あと、今回はあまり出番がなかったが、トレローニ氏、リブシー医師の正義っぽいグループもやっぱりいい年をして「大海賊フリントの宝をゲットするために戦うことを諦めない!」というやる気と冒険心を持ってて、生き生きとしてるなーと思う。いい年をこいてるのに、落ち着かずに夢を見てる。

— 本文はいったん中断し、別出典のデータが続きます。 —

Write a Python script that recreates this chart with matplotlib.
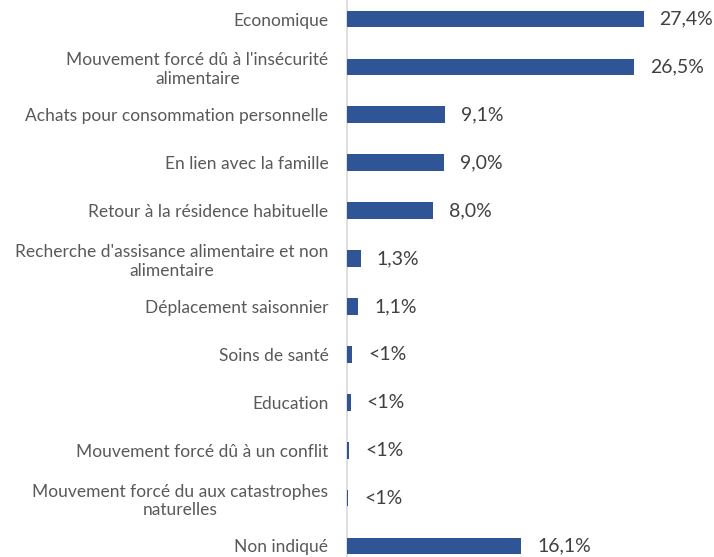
import matplotlib
matplotlib.use("Agg")
import matplotlib.pyplot as plt

categories = [
    "Economique",
    "Mouvement forcé dû à l'insécurité\nalimentaire",
    "Achats pour consommation personnelle",
    "En lien avec la famille",
    "Retour à la résidence habituelle",
    "Recherche d'assisance alimentaire et non\nalimentaire",
    "Déplacement saisonnier",
    "Soins de santé",
    "Education",
    "Mouvement forcé dû à un conflit",
    "Mouvement forcé du aux catastrophes\nnaturelles",
    "Non indiqué",
]
values = [27.4, 26.5, 9.1, 9.0, 8.0, 1.3, 1.1, 0.5, 0.4, 0.25, 0.15, 16.1]
labels = ["27,4%", "26,5%", "9,1%", "9,0%", "8,0%", "1,3%", "1,1%",
          "<1%", "<1%", "<1%", "<1%", "16,1%"]

plt.rcParams['font.family'] = ['Lato', 'DejaVu Sans']

fig = plt.figure(figsize=(7.14, 5.57), dpi=100)
ax = fig.add_axes([0.4853, 0.0, 0.5147, 1.0])

y = list(range(len(categories)))
ax.barh(y, values, height=0.35, color="#2F5597", zorder=3)

for yi, v, lab in zip(y, values, labels):
    ax.annotate(lab, (v, yi), xytext=(11.5, 0), textcoords="offset points",
                va="center", ha="left", fontsize=14, color="#404040")

ax.set_xlim(0, 33.9)
ax.set_ylim(11.23, -0.397)
ax.set_yticks(y)
ax.set_yticklabels(categories, fontsize=12.5, color="#595959", ha="right",
                   multialignment="center", linespacing=1.2)
ax.tick_params(axis="y", length=0, pad=13)
ax.set_xticks([])
for s in ["top", "right", "bottom"]:
    ax.spines[s].set_visible(False)
ax.spines["left"].set_color("#d9d9d9")
ax.spines["left"].set_linewidth(1.2)
ax.spines["left"].set_zorder(1)

fig.savefig("out.png", dpi=100)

これもトレローニさんとリブシー医師の魂を躍動させている事なんだろうなあ。
あと、やっぱりジムは純粋な少年だし、単純な感情の持ち主だから見ていてわかりやすい。
ジョン・シルバーは単純にすごく強いんだが、精神的に結構微妙な面もあって、その微妙さがジムの単純さによって引き立っている。
ジョン・シルバーが「悪の要素を持ちつつ、強く、精神的に微妙さを持っている、主人公の父親的存在」ってのは、あしたのジョーの丹下段平、エースをねらえ!のコーチ、ガンバの冒険のノロイ様などの要素をミックスした感じであるなあ。特にノロイ様の絶対悪という要素を、父親的な人物に添付するのはすごく珍しいことだと思うよ。なかなかこういうシルバーみたいなキャラクターはいないなあ。

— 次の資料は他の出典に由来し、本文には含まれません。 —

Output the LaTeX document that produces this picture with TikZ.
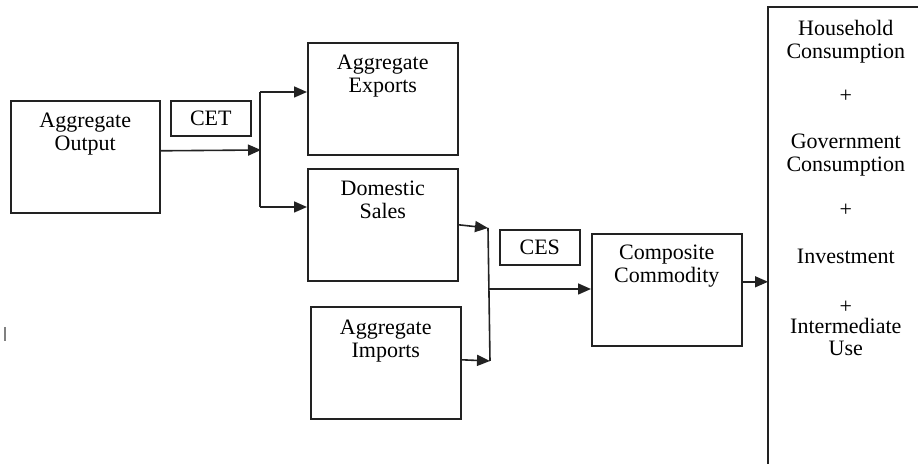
\documentclass[tikz,border=0pt]{standalone}
\usepackage{fontspec}
\setmainfont{Liberation Serif}
\usetikzlibrary{arrows.meta,positioning}
\definecolor{Ink}{HTML}{222222}
\tikzset{
  blk/.style={draw=Ink,line width=0.8pt,minimum width=75pt,minimum height=56pt,
    anchor=north west,inner sep=0pt},
  tag/.style={draw=Ink,line width=0.8pt,minimum width=40pt,minimum height=17.5pt,
    anchor=north west,inner sep=0pt,font=\fontsize{11}{11.5}\selectfont},
  lbl/.style={align=center,inner sep=0pt,anchor=north,
    font=\fontsize{11}{11.5}\selectfont},
  ln/.style={draw=Ink,line width=0.8pt},
  arr/.style={ln,-{Triangle[length=6.5pt,width=5.5pt]}}
}

\begin{document}
\begin{tikzpicture}[x=0.5pt,y=-0.5pt]
  \path[use as bounding box,clip] (0,0) rectangle (918,464);

  \node[blk,minimum width=74.5pt] (outbox) at (10,100) {};
  \node[lbl,below=6.5pt of outbox.north] (outtxt) {Aggregate\\Output};
  \node[tag] (cet) at (170,100) {CET};

  \node[blk] (expbox) at (307,42) {};
  \node[lbl,below=6.5pt of expbox.north] (exptxt) {Aggregate\\Exports};
  \node[blk] (salesbox) at (307,168) {};
  \node[lbl,below=6.5pt of salesbox.north] (salestxt) {Domestic\\Sales};
  \node[blk] (impbox) at (310,306) {};
  \node[lbl,below=7pt of impbox.north] (imptxt) {Aggregate\\Imports};

  \node[tag] (ces) at (499,229) {CES};
  \node[blk] (combox) at (591,233) {};
  \node[lbl,below=6pt of combox.north] (comtxt) {Composite\\Commodity};

  \node[blk,draw=none,minimum width=77pt,minimum height=235pt] (usebox) at (768,7) {};
  \draw[ln] (usebox.south west) -- (usebox.north west) -- (usebox.north east);
  \node[lbl,below=6.5pt of usebox.north] (usetxt) {Household\\Consumption\\[10.5pt]
    +\\[11.5pt]Government\\Consumption\\[11pt]+\\[12pt]Investment\\[13.5pt]
    +\\[-1.5pt]Intermediate\\[-0.5pt]Use};

  \coordinate (splitT) at (260,92);
  \coordinate (splitM) at (261,150);
  \coordinate (splitB) at (260,207);
  \draw[arr] ([yshift=3pt]outbox.east) -- (splitM);
  \draw[ln] (splitT) -- (splitB);
  \draw[arr] (splitT) -- (splitT -| expbox.west);
  \draw[arr] (splitB) -- (splitB -| salesbox.west);

  \coordinate (mergeT) at (488,228);
  \coordinate (mergeM) at (489,289);
  \coordinate (mergeB) at (490,361);
  \draw[arr] (salesbox.east) -- (mergeT);
  \draw[arr] ([yshift=1.5pt]impbox.east) -- (mergeB);
  \draw[ln] (mergeT) -- (mergeB);
  \draw[arr] (mergeM) -- (mergeM -| combox.west);
  \draw[arr] ([yshift=4pt]combox.east) -- ([yshift=4pt]combox.east -| usebox.west);

  \draw[gray,line width=0.6pt] (5,327) -- (5,341);
\end{tikzpicture}
\end{document}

「悪の要素を持っていても、それを乗り越えてでも父親的な人物との絆を保ちたい」という劇要素は魂の熱さを感じさせるドラマ性だ。出崎統に多大な影響を受けたと思われる幾原邦彦の輪るピングドラムの「親父や兄がテロ屋だった」というのも、こういう要素だと思う。
おにいさまへ・・・の御苑生さんやマリ子の親父も、「浮気をしたかもしれない父親」という点で、「悪の要素を持つ父親」かもしれんなー。少女漫画世界の中で浮気をする父親ってのは、殺人をする海賊と同等の悪だよなー。
BJ先生もダークヒーローだしね。